Why wouldn’t I wake up with a sore throat?

I go to the CVS near my house because the managers there still wear masks so I don’t feel as out of place when I wear mine – protecting you from me – to dig through the chaotically stocked shelves of cold medicine. The pharmacist thinks maybe I’d be better off with allergy relief. “Ragweed is early this year,” he says. You’re never ready for the summer cold. It arrives out of nowhere, coughed into your face by someone who looks totally fine. Next thing you know you’re blowing your nose through the household stock of toilet paper. Get the tissues with the aloe, splurge, buy ten boxes and keep them on hand for the next time this inevitably shows up.

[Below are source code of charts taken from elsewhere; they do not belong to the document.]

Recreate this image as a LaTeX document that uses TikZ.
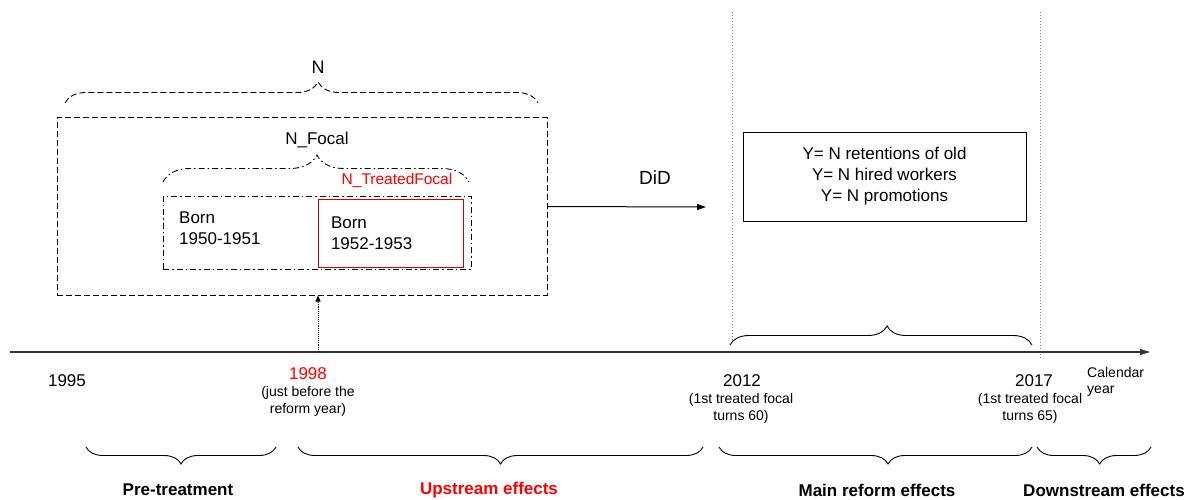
\documentclass[tikz,border=0pt]{standalone}
\usepackage{fontspec}
\setmainfont{Liberation Sans}
\usetikzlibrary{arrows.meta, decorations.pathreplacing}

\begin{document}
\begin{tikzpicture}[x=1pt, y=-1pt,
    txt/.style={font=\fontsize{17}{21}\selectfont, inner sep=0pt, align=center},
    small/.style={font=\fontsize{14}{17}\selectfont, inner sep=0pt, align=center},
    lbl/.style={font=\fontsize{17}{21}\selectfont\bfseries, inner sep=0pt},
    box/.style={rectangle, draw=black, line width=1pt, inner sep=0pt},
    brc/.style={decorate, line width=0.9pt, decoration={brace, amplitude=#1}},
    dashdot/.style={dash pattern=on 6pt off 3pt on 1.5pt off 3pt},
    vline/.style={gray, line width=0.8pt, dash pattern=on 1pt off 2pt}]
    \useasboundingbox (0,0) rectangle (1185,500);

    \node[box, dash pattern=on 6pt off 3pt, minimum width=490pt, minimum height=177pt] (outer) at (302,206.5) {};
    \node[box, dashdot, minimum width=308pt, minimum height=73pt] (focal) at (317,232.5) {};
    \node[box, draw=red!80!black, txt, align=left, text width=119pt, inner xsep=13pt, minimum height=68pt] (treated) at (390.5,233) {Born\\1952-1953};
    \node[txt, align=left, anchor=west] (born-a) at (179,228) {Born\\1950-1951};

    \draw[brc=21pt, dash pattern=on 6pt off 3pt, decoration={aspect=0.535}] (65,103) -- (538,103);
    \node[txt, font=\fontsize{18}{21}\selectfont] (n-all) at (318,67) {N};
    \draw[brc=27pt, dashdot, decoration={aspect=0.503}] (163,182) -- (469,182);
    \node[txt] (n-focal) at (317,140) {N\_Focal};
    \node[txt, text=red, font=\fontsize{15.5}{18}\selectfont] (n-treated) at (397,180) {N\_TreatedFocal};

    \coordinate (did-end) at (706,207);
    \draw[line width=1pt, -{Triangle[length=9pt, width=6pt]}] (outer.east) -- (did-end);
    \node[txt, font=\fontsize{19}{22}\selectfont] (did) at (655,178) {DiD};

    \node[box, txt, minimum width=283pt, minimum height=89pt] (ybox) at (884.5,176.5) {Y= N retentions of old\\Y= N hired workers\\Y= N promotions};

    \draw[vline] (732,12) -- (732,340);
    \draw[vline] (1040,12) -- (1040,358);
    \draw[brc=19pt, decoration={aspect=0.52}] (730,345) -- (1032,345);

    \coordinate (ax-0) at (10,352);
    \coordinate (ax-1) at (1150,352);
    \draw[black!80, line width=1.3pt, -{Triangle[length=10pt, width=6pt]}] (ax-0) -- (ax-1);
    \coordinate (t-1998) at (318,352);
    \draw[line width=0.9pt, densely dotted, -{Triangle[length=6pt, width=5pt]}] (t-1998) -- (t-1998 |- outer.south);

    \node[txt] (y-1995) at (67,381) {1995};
    \node[txt, text=red] (y-1998) at (308,374) {1998};
    \node[small] (c-1998) at (308,401.5) {(just before the\\reform year)};
    \node[txt] (y-2012) at (742,381) {2012};
    \node[small] (c-2012) at (741,408.5) {(1st treated focal\\turns 60)};
    \node[txt] (y-2017) at (1034,381) {2017};
    \node[small] (c-2017) at (1030,408.5) {(1st treated focal\\turns 65)};
    \node[small, font=\fontsize{14}{16}\selectfont, align=left, anchor=west] (cal) at (1087,382) {Calendar\\year};

    \draw[brc=17pt, decoration={mirror, aspect=0.5}] (86,447) -- (276,447);
    \draw[brc=17pt, decoration={mirror, aspect=0.5}] (298,447) -- (703,447);
    \draw[brc=17pt, decoration={mirror, aspect=0.54}] (719,447) -- (1032,447);
    \draw[brc=17pt, decoration={mirror, aspect=0.55}] (1037,447) -- (1151,447);

    \node[lbl] (p-pre) at (178,490) {Pre-treatment};
    \node[lbl, text=red] (p-up) at (489,490) {Upstream effects};
    \node[lbl] (p-main) at (877,490) {Main reform effects};
    \node[lbl] (p-down) at (1104,490) {Downstream effects};
\end{tikzpicture}
\end{document}
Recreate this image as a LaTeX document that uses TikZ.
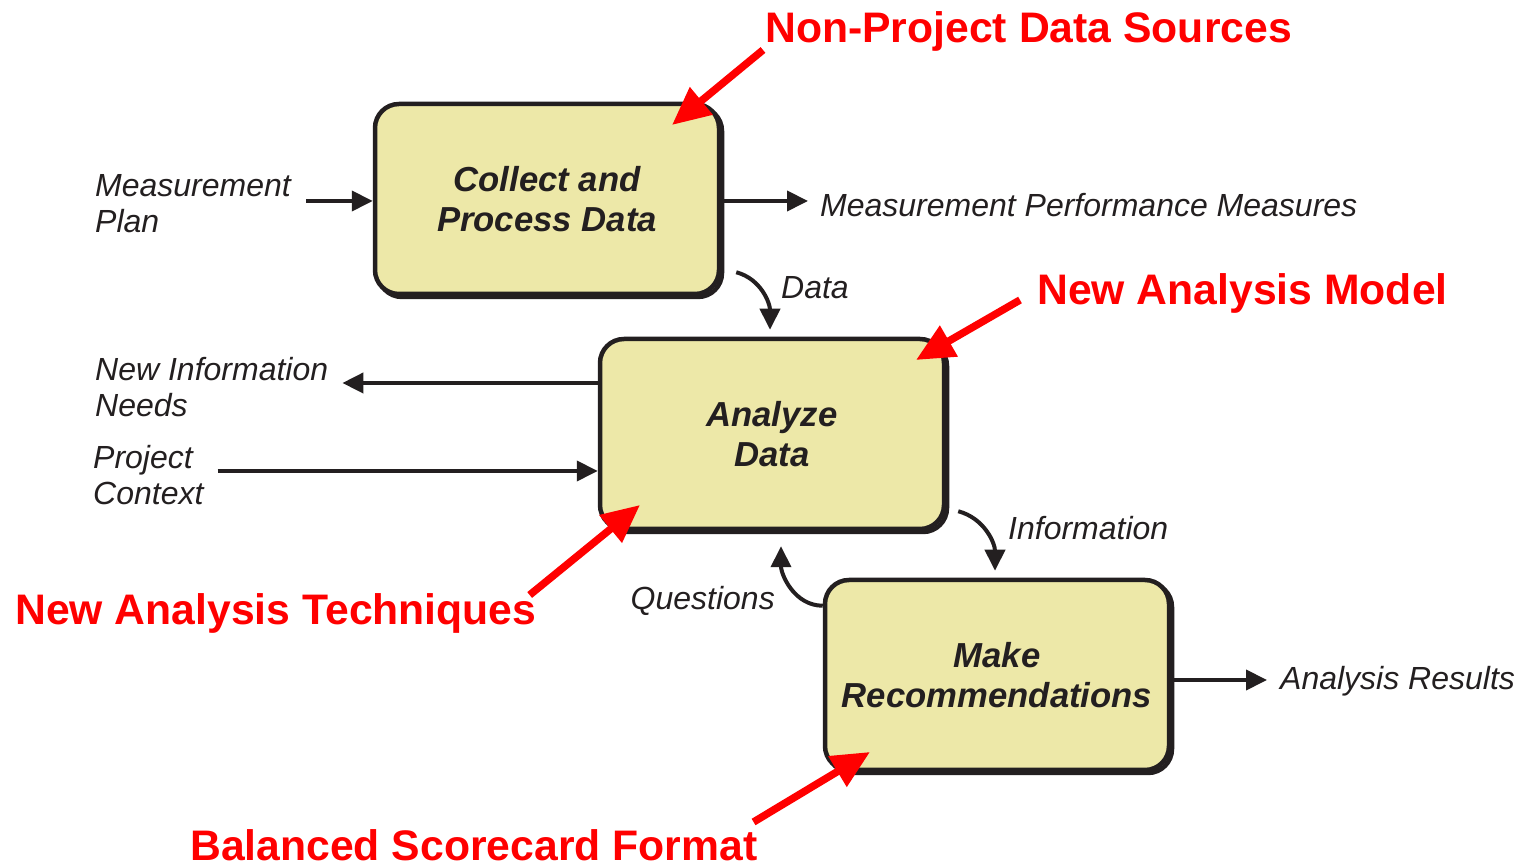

It’s the sun, I think, that makes the summer cold so unbearable. The sun that lures you outside and into the gardens and onto the patios to admire bare shoulders and bright smiles and sultry stares from behind dark sunglasses. It’s the sun that asks you to put aside that weird little headache and the tickle in the back of your throat because your friends are grabbing two cases of seltzer and tubing the river for the next few hours and there is something empowering about seeing people you know relaxed and comfortable in their swimwear. You go, because you know that a few drinks on top of the cold medicine will get everything lined up just right. The sore throat is numbed, and you get the kind of dehydrated where your nose can’t run anymore.

And it feels OK.

Another cold is always on the way. For the next one, you can stay home and bury yourself in bed with blankets and re-read page 57 of a novel a dozen times as the double-dose of Nyquil makes its way through you. It’s 8 PM, it is dark outside. You may as well give up for the day. It feels OK.